All of that aside, Switchcraft is considered a benchmark product.


----------



## greco (Jul 15, 2007)

mhammer said:


> The "best" jack is first and foremost, one that fits the available space. For some guitars, that is much less of a problem, *but some solid-bodies give you less space to work with, and that may limit your choices.*
> All of that aside, Switchcraft is considered a benchmark product.


This is especially true in bass guitars, many of them have a totally different style of jack. 
*zOzO *I'm assuming that your project is NOT a bass guitar.

Dave


----------



## Milkman (Feb 2, 2006)

Generally speaking I think Neutrik connectors are MUCH more evolved than switchcraft.

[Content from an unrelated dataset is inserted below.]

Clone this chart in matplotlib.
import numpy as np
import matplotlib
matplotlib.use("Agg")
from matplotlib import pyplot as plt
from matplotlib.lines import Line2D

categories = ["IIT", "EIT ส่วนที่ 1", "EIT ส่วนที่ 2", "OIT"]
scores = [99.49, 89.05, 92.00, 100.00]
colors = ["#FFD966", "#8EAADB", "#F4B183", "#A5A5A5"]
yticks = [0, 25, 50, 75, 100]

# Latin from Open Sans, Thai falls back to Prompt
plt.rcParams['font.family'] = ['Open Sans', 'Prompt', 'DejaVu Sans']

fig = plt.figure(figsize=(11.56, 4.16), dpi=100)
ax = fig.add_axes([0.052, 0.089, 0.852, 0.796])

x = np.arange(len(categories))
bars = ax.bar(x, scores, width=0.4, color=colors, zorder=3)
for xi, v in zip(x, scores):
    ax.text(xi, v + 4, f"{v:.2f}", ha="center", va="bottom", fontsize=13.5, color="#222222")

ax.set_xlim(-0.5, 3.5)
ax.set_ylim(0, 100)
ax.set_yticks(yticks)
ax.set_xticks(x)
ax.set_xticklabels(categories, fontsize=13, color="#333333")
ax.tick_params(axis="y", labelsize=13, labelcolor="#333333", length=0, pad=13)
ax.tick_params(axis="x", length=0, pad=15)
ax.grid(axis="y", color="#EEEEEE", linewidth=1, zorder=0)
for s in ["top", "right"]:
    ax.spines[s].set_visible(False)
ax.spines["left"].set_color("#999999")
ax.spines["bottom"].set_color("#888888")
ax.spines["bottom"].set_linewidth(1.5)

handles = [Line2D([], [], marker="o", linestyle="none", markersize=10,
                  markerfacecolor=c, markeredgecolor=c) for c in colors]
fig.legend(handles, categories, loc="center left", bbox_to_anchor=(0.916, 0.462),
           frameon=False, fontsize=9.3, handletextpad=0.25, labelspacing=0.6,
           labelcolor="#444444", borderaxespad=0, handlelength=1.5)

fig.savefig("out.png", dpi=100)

I won't be buying any more XLR cables with Switchcraft ends. Neutrik's design is simply much better.


----------



## greco (Jul 15, 2007)

Milkman said:


> Generally speaking I think Neutrik connectors are MUCH more evolved than switchcraft.
> 
> I won't be buying any more XLR cables with Switchcraft ends. Neutrik's design is simply much better.


Have you tried Neutrik open style jacks? (for guitars). I saw them advertised in this link:
http://www.roadrageprogear.com/parts.html

I have been using 1/4 " Neutrik plugs on cables..they certainly are a superb product. 

Cheers

Dave


----------



## shiva (Jul 9, 2008)

Not just any switchcraft. If you can find it, the mil spec ones. 

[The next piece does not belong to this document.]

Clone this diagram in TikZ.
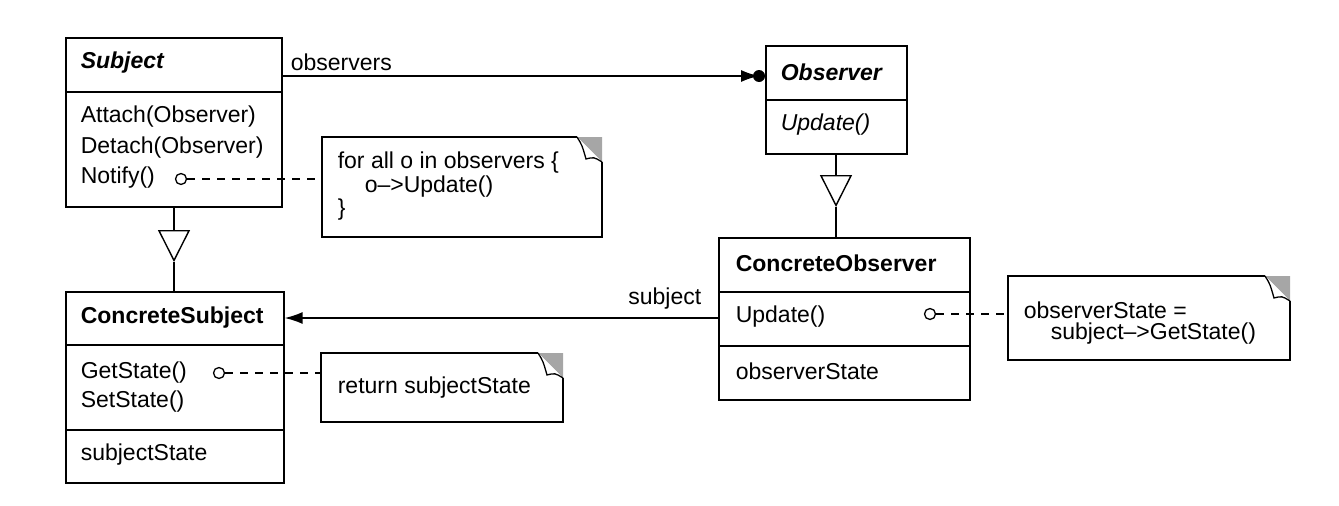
\documentclass[tikz,border=0pt]{standalone}
\usepackage{fontspec}
\setmainfont{Liberation Sans}
\usetikzlibrary{arrows.meta}
\begin{document}
\begin{tikzpicture}[x=1pt,y=-1pt,line width=1.6pt,
  txt/.style={anchor=west,inner sep=0pt,font=\fontsize{23}{27}\selectfont},
  ttl/.style={txt,font=\fontsize{23}{27}\selectfont\bfseries},
  box/.style={draw,anchor=north west,inner sep=0pt,minimum width=#1},
  dsh/.style={dashed,dash pattern=on 8pt off 7pt,line width=1.4pt},
  gen/.style={-{Triangle[open,length=32pt,width=32pt,line width=1.4pt]}},
  note/.style={draw,inner sep=0pt,anchor=north west}]
\useasboundingbox (0,0) rectangle (1339,506);
% Subject
\node[box=216,minimum height=54] (sh) at (65,37) {};
\node[box=216,minimum height=115] (sb) at (65,91) {};
\node[ttl,font=\fontsize{23}{27}\selectfont\bfseries\itshape] (st) at (80,63) {Subject};
\node[txt] (s1) at (80,117) {Attach(Observer)};
\node[txt] (s2) at (80,148) {Detach(Observer)};
\node[txt] (s3) at (80,178) {Notify()};
\node[draw,circle,minimum size=11pt,inner sep=0pt,line width=1.3pt] (c1) at (181,179) {};
% Observer
\node[box=141,minimum height=54] (oh) at (765,45) {};
\node[box=141,minimum height=54] (ob) at (765,99) {};
\node[ttl,font=\fontsize{23}{27}\selectfont\bfseries\itshape] (ot) at (780,72) {Observer};
\node[txt,font=\fontsize{23}{27}\selectfont\itshape] (o1) at (780,125) {Update()};
% ConcreteSubject
\node[box=218,minimum height=53] (csh) at (65,291) {};
\node[box=218,minimum height=85] (csb) at (65,344) {};
\node[box=218,minimum height=53] (csa) at (65,429) {};
\node[ttl] (cst) at (80,318) {ConcreteSubject};
\node[txt] (cs1) at (80,373) {GetState()};
\node[txt] (cs2) at (80,402) {SetState()};
\node[txt] (cs3) at (80,455) {subjectState};
\node[draw,circle,minimum size=11pt,inner sep=0pt,line width=1.3pt] (c2) at (219,373) {};
% ConcreteObserver
\node[box=251,minimum height=54] (coh) at (718,237) {};
\node[box=251,minimum height=54] (cob) at (718,291) {};
\node[box=251,minimum height=54] (coa) at (718,345) {};
\node[ttl] (cot) at (735,263) {ConcreteObserver};
\node[txt] (co1) at (735,317) {Update()};
\node[txt] (co2) at (735,371) {observerState};
\node[draw,circle,minimum size=11pt,inner sep=0pt,line width=1.3pt] (c3) at (930,314) {};
% notes
\newcommand{\notefold}[4]{%
  \fill[white] (#1,#2) rectangle (#3,#4);
  \fill[gray!70] (#3-25,#2) -- (#3,#2) -- (#3,#2+25) -- cycle;
  \filldraw[fill=white,line width=1.3pt] (#3-25,#2) .. controls (#3-20,#2+8) .. (#3-16,#2+22) .. controls (#3-8,#2+20) .. (#3,#2+25);
  \draw (#3-25,#2) -- (#1,#2) -- (#1,#4) -- (#3,#4) -- (#3,#2+25);}
\notefold{322}{137}{602}{237}
\node[note,minimum width=280,minimum height=100,draw=none] (n1) at (322,137) {};
\node[txt] (n1a) at (337,163) {for all o in observers \{};
\node[txt] (n1b) at (364,187) {o–>Update()};
\node[txt] (n1c) at (337,210) {\}};
\notefold{321}{353}{563}{422}
\node[note,minimum width=242,minimum height=69,draw=none] (n2) at (321,353) {};
\node[txt] (n2a) at (337,388) {return subjectState};
\notefold{1008}{276}{1290}{360}
\node[note,minimum width=282,minimum height=84,draw=none] (n3) at (1008,276) {};
\node[txt] (n3a) at (1023,310) {observerState =};
\node[txt] (n3b) at (1050,334) {subject–>GetState()};
% connectors
\coordinate (a1) at (sh.east |- 0,76);
\coordinate (a2) at (oh.west |- 0,76);
\draw[-{Latex[length=18pt,width=12pt]}] (a1) -- ([xshift=-6pt]a2);
\fill ([xshift=-6pt]a2) circle (6pt);
\node[txt,anchor=south west] (lobs) at (290,72) {observers};
\coordinate (b1) at (cob.west |- 0,318);
\coordinate (b2) at (csh.east |- 0,318);
\draw[-{Latex[length=18pt,width=12pt]}] (b1) -- (b2);
\node[txt,anchor=south east] (lsub) at (702,310) {subject};
\draw[gen] (sb.south -| 174,0) -- (174,262);
\draw (174,262) -- (csh.north -| 174,0);
\draw[gen] (ob.south -| 836,0) -- (836,207);
\draw (836,207) -- (coh.north -| 836,0);
\draw[dsh] (c1.east) -- (n1.west |- c1);
\draw[dsh] (c2.east) -- (n2.west |- c2);
\draw[dsh] (c3.east) -- (n3.west |- c3);
\end{tikzpicture}
\end{document}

I have one, big massive, tough, silver tipped, and rated to last 4 times longer than normal switchcrafts. Tough to find a guitar to fit it in without drilling though


----------



## Milkman (Feb 2, 2006)

greco said:


> Have you tried Neutrik open style jacks? (for guitars). I saw them advertised in this link:
> http://www.roadrageprogear.com/parts.html
> 
> I have been using 1/4 " Neutrik plugs on cables..they certainly are a superb product.
> ...


Yes, I have and they're great. It's basically the switchcraft design but seems to be made better.

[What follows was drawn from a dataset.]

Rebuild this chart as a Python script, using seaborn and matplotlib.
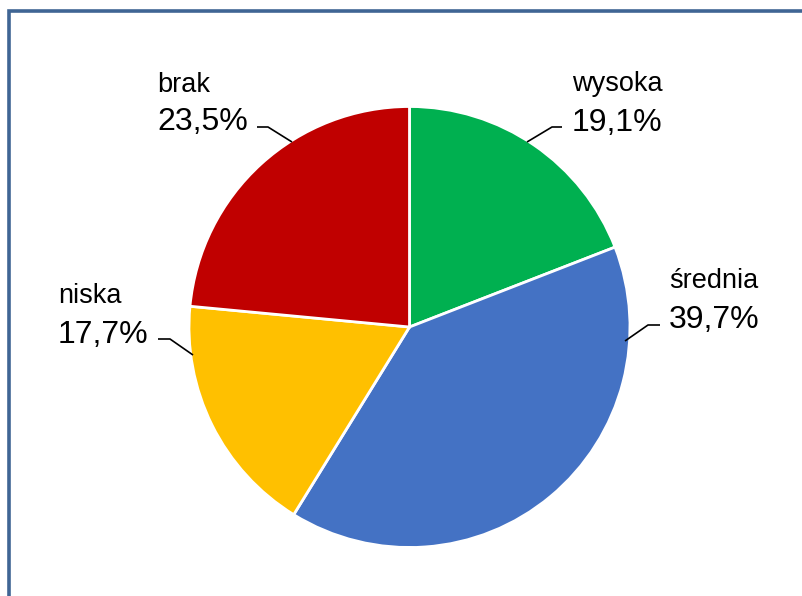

It's in their XLR and 1/4" male and TRS jacks that they've made big design improvements however.


----------



## greco (Jul 15, 2007)

shiva said:


> Not just any switchcraft. If you can find it, *the mil spec ones*.
> 
> I have one, big massive, tough, silver tipped, and rated to last 4 times longer than normal switchcrafts. Tough to find a guitar to fit it in without drilling though


Where do you get these from (can you post a link please)and how much do they cost?

Cheers

Dave


----------



## z0z0 (Feb 19, 2009)

Will any guitar shop like L&M carry the Neutrik?
Who would you recommend in GTA for these guitar parts?


----------



## greco (Jul 15, 2007)

z0z0 said:


> Will any guitar shop like L&M carry the Neutrik?
> Who would you recommend in GTA for these guitar parts?


I would doubt it...but I'm not sure.

Roadrage (see the link above) is in Mississauga, IIRC

Dave


----------